ECOWAS removes sanctions on Mali, Burkina Faso and Niger
Leaders pose for a photo before the Economic Community of West African States (ECOWAS) Extraordinary Session of the Authority of Heads of State and Government in Abuja, Nigeria Feb. 24, 2024. (Reuters Photo)


West African regional bloc Economic Community of West African States (ECOWAS) removed sanctions on Burkina Faso, Mali and Niger on Saturday.

The ECOWAS Commission lifted travel, commercial, and economic sanctions imposed on all three countries that were aimed at reversing military coups staged in the countries in 2023, 2022, and 2021, a senior official announced Saturday.

The sanctions will be lifted with immediate effect, ECOWAS Commission President Omar Alieu Touray said after a meeting of the bloc in Nigeria's capital, Abuja.

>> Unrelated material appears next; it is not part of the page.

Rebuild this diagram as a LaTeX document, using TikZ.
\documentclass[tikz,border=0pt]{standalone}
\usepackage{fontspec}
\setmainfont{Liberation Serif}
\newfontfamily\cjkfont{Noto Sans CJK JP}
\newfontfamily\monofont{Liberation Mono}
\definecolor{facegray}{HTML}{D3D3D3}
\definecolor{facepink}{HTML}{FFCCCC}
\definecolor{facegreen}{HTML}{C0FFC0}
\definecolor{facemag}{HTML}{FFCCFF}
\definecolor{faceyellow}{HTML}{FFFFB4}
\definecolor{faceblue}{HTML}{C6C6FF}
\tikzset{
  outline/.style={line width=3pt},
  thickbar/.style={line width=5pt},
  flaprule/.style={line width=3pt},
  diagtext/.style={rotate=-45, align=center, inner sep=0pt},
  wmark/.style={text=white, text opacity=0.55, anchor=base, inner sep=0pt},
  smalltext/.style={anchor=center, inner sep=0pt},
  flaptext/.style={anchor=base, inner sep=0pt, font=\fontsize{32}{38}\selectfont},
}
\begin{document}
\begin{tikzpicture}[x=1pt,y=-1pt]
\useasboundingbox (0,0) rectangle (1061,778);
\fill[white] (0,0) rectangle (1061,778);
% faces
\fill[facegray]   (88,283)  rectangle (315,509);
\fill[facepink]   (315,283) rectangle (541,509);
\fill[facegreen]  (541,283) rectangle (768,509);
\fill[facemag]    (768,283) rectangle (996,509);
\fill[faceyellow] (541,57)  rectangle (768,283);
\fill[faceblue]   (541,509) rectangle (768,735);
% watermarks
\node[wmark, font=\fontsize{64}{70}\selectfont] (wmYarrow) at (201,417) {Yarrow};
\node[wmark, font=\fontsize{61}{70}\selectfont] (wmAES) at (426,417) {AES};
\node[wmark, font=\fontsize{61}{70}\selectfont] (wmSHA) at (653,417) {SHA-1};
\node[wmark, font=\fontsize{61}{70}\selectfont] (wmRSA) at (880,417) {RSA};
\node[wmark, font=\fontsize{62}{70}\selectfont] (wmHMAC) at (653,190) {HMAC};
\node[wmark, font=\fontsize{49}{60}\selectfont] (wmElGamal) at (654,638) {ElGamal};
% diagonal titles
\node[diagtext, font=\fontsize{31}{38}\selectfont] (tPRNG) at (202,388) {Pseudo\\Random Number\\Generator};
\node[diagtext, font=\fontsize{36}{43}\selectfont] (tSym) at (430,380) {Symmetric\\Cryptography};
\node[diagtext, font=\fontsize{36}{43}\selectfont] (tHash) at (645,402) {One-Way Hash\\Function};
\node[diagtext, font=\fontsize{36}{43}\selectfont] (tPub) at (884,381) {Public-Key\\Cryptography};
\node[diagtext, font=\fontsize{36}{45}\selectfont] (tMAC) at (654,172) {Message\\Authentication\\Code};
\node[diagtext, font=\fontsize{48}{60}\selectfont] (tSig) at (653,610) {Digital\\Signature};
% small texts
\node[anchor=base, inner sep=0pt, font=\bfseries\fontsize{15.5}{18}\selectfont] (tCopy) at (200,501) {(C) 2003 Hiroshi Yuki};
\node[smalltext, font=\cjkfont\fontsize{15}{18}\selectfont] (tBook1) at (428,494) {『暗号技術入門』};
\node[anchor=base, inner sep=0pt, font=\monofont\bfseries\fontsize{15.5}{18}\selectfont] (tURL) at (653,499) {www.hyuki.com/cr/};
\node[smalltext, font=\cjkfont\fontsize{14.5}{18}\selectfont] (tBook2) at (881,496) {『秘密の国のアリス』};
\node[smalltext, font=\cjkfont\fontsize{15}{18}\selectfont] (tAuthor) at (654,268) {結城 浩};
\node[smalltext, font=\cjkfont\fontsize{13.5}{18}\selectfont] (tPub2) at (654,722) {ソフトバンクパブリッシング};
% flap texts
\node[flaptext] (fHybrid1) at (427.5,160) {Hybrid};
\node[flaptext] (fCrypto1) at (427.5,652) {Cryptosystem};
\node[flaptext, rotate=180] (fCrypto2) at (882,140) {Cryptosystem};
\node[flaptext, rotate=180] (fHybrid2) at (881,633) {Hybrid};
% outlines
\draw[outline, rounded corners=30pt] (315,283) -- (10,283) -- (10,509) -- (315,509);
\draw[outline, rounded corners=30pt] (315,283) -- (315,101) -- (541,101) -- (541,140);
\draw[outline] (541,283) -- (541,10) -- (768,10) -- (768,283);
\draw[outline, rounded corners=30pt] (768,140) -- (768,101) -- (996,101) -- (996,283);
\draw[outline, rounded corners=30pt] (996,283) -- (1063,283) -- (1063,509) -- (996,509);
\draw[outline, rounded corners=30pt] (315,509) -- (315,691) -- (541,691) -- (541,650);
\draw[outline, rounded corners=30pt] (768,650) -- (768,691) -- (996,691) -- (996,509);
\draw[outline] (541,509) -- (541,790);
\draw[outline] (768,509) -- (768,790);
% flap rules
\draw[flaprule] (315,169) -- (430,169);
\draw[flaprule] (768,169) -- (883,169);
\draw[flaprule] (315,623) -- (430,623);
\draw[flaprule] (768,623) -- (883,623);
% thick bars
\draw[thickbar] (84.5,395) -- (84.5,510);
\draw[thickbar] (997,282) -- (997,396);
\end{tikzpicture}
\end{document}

Niger's president Mohamed Bazoum was ousted in a military coup last July, prompting the Economic Community of West African States (ECOWAS) to suspend trade and impose tough sanctions.

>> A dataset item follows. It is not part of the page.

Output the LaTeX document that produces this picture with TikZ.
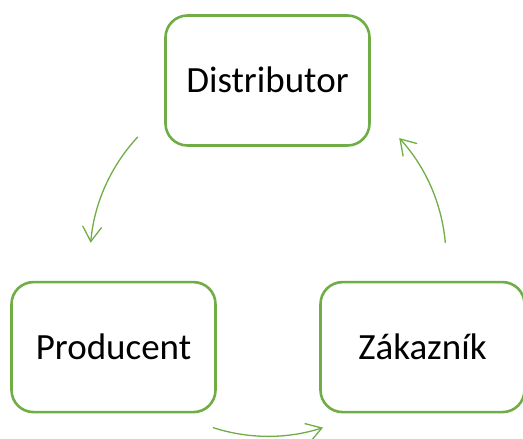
\documentclass[tikz,border=0pt]{standalone}
\usepackage{fontspec}
\setmainfont{Carlito}
\usetikzlibrary{arrows.meta,positioning}
\definecolor{leafgreen}{HTML}{70AD47}

\begin{document}
\begin{tikzpicture}[x=1pt,y=1pt,>={Straight Barb[length=15pt,width=19pt]},
                    node distance=134pt]
  \tikzstyle{party}=[draw=leafgreen,line width=2.6pt,rounded corners=22pt,
                     minimum width=204pt,minimum height=130pt,
                     text height=24pt,text depth=0pt,
                     font=\fontsize{37}{44}\selectfont]
  \tikzstyle{flow}=[->,draw=leafgreen,line width=1.3pt]
  \useasboundingbox (0,0) rectangle (523,439);

  \node[party]		(D) at (267.5,358.5)		{Distributor};
  \node[party]		(P) [below=of D,xshift=-154pt]	{Producent};
  \node[party]		(Z) [below=of D,xshift=155pt]	{Zákazník};
  \coordinate		(hub) at (268,180.7);

  \draw[flow] (hub) ++(137:178) arc[start angle=137,end angle=175,radius=178];
  \draw[flow] (hub) ++(252:178) arc[start angle=252,end angle=288,radius=178];
  \draw[flow] (hub) ++(5:178)   arc[start angle=5,end angle=42.5,radius=178];

\end{tikzpicture}
\end{document}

But the bloc's warning of military intervention has fizzled out with little sign that Bazoum – still imprisoned in the presidential palace in Niamey – is close to being restored.

Touray called for Bazoum's "immediate release" at the summit in Nigeria's capital.

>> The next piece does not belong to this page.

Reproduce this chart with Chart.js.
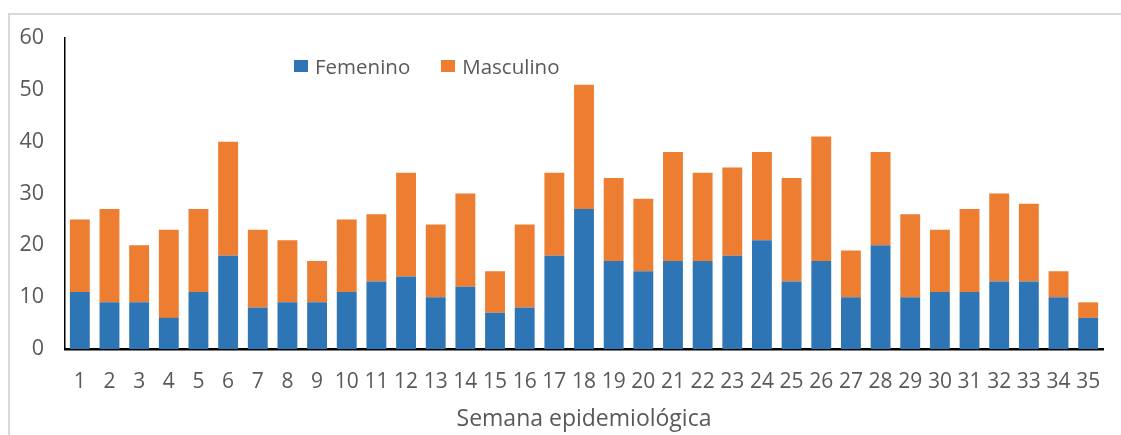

He said the measures to be lifted included the freezing of Niger's assets in ECOWAS central banks and the suspension of financial transactions between ECOWAS states and Niger.

But Touray told AFP "individual sanctions as well as political sanctions remain in place in Niger... (and) in other countries political sanctions remain."

Nigeria's President Bola Ahmed Tinubu had urged worried West African leaders to rethink their strategy on the region's coup-hit states at the start of the summit.